Boschulte had some good news in terms of the revenue generated by cruise ship passengers.
“For the first time in many years St. Thomas regained the number one spot in spending in the Caribbean. So people are coming to the territory and they are spending … we are back to number one now but the difference in the spending is that they are not necessarily spending at jewelry stores, but they are spending more on experiences. They are traveling out amongst our people and they are moving around the island.”
St. Thomas/St. John Chamber of Commerce President Sebastiano Paiewonsky-Cassinelli advocated strongly for the looming dredging projects to allow for larger ship classes to dock in St. Thomas.
“Dredging affords an incredible opportunity to have an immediate impact on cruise ship arrivals if we can get the inner and outer harbor dredged and then the north side of the Crown Bay dock … this seems to me to be a huge existential priority at the top of the list because potentially we increase those arrivals by several hundred thousand,” Paiewonsky-Cassinelli said.
But OMB Chief Economist Mark Wenner said the territory might want to be wary, because such efforts will increase traffic problems and may tarnish the tourism product as a whole if beaches become overcrowded.
Boschulte said the Legislature and Coastal Zone Management have already approved the dredging, which now is in the hands of the Army Corps of Engineers.
Air Visitor Arrivals, Inflated Flight Prices
Not all visitors to the territory arrive by ship.
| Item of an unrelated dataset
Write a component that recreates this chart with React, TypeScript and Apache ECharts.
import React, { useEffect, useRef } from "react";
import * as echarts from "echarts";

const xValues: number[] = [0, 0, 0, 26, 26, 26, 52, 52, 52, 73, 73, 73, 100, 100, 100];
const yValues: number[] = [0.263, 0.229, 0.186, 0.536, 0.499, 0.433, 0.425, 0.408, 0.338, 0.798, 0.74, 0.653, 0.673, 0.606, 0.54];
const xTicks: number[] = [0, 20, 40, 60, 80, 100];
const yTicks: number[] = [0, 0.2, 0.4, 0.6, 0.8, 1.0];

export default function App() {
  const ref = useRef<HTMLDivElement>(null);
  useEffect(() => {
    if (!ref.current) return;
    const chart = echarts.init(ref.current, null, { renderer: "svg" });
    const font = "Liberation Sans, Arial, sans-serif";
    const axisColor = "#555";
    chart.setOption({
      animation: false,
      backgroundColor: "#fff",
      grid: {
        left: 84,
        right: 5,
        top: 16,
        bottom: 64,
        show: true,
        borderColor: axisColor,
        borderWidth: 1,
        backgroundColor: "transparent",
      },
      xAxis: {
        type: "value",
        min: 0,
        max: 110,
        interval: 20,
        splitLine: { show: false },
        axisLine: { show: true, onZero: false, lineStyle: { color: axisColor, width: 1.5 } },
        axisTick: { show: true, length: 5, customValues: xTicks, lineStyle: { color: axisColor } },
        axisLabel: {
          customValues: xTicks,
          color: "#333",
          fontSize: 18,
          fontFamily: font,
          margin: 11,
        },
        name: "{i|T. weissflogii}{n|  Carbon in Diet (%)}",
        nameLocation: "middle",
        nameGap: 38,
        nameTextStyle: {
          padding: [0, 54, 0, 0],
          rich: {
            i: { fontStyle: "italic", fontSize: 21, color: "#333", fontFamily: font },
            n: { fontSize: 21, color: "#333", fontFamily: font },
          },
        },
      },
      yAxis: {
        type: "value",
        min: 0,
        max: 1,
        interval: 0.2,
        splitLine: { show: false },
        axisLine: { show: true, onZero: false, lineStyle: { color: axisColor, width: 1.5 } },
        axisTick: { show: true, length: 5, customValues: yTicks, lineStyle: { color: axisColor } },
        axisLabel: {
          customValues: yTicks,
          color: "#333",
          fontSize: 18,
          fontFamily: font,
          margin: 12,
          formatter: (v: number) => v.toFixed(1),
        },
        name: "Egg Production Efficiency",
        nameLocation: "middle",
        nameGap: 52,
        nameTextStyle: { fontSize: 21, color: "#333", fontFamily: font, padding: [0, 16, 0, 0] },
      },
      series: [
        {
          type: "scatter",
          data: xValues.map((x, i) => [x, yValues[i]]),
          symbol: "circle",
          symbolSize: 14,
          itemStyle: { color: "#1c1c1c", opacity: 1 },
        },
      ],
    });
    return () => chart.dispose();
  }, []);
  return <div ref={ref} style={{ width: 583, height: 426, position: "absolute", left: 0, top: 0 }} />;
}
Boschulte said air arrivals neared 500,000 visitors between the months of January and September of this year.
Weekly air capacity has increased to 260 additional flights to St. Croix and 340 flights to St. Thomas, he said, roughly 6,100 seats available to St. Croix and 19,100 to St. Thomas each week.
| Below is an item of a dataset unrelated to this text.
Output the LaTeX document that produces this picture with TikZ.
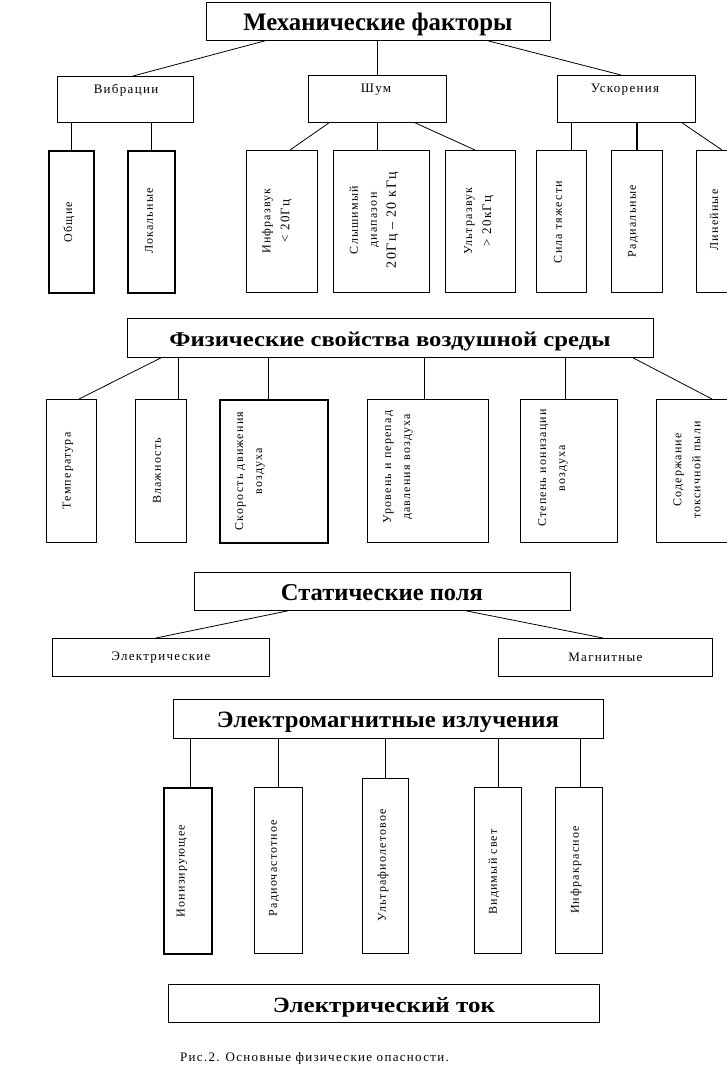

The Department of Tourism works with 10 different airline companies to procure these flights and seats, which come in from Houston, Chicago, Boston and various other large cities throughout the country.
Boschulte said there are “strong signals of major airlines returning” and St. Croix is experiencing an increase in flights exceeding pre-hurricane numbers.
Boschulte said the St. Croix increase is coming from the type of passenger. The department has determined that those coming to St. Thomas are coming for leisure while the individuals flying to St. Croix are often flying for business.
“We have been pushing the Limetree expansion as a need for even more airlift into the territory and that conversation seems to be gaining traction. When we speak to airlines directly, we are telling them about what we believe will be the demand and the reasons why we need to secure more air lift,” Boschulte said.
The Tourism chief said the department is monitoring the change in ticket costs for flights into the territory.
“There has been a significant increase in fares to St. Thomas and to St. Croix over the last 90 days,” Boschulte said, which the department anticipated. With the storms two years in the past, airlines want to test the market, but the flights still continue to come in full.
“What that means is, the market is bearing the increase in fares,” Boschulte said.
Accommodations On the Rise
Of the more than 4,500 traditional overnight accommodations available pre-storm, Boschulte said 2,450 are available territorywide today, which is important to consider when “flights and hotels have a symbiotic relationship.”
Boschulte said the more hotel rooms the territory can offer, the easier it is to convince major airlines to offer more flights into the territory.
“We are on a nice trajectory and moving upwards on getting our hotel accommodations back,” he said.
By the end of 2020 the additional accommodations provided by the Ritz, Carambola, Divi, Noni Beach and Marriott’s Frenchman’s Reef will add 1,106 rooms, bringing it to a grand total of around 3,550. He added that Airbnb, a non-traditional accommodation, currently adds 2,100 rooms in the territory.
In fiscal year 2018 hotel tax revenue collections were only half of what had been seen in prior years, generating just $14.6 million, but in fiscal year 2019 Boschulte said revenue collections will be over $20 million – a 40 percent increase.
The numbers are important Boschulte said “because this shows our ability to market effectively against our competition by having the necessary resources, and importantly it shows the territory continues to rebound post-hurricanes in terms of people wanting to come to stay in the territory.”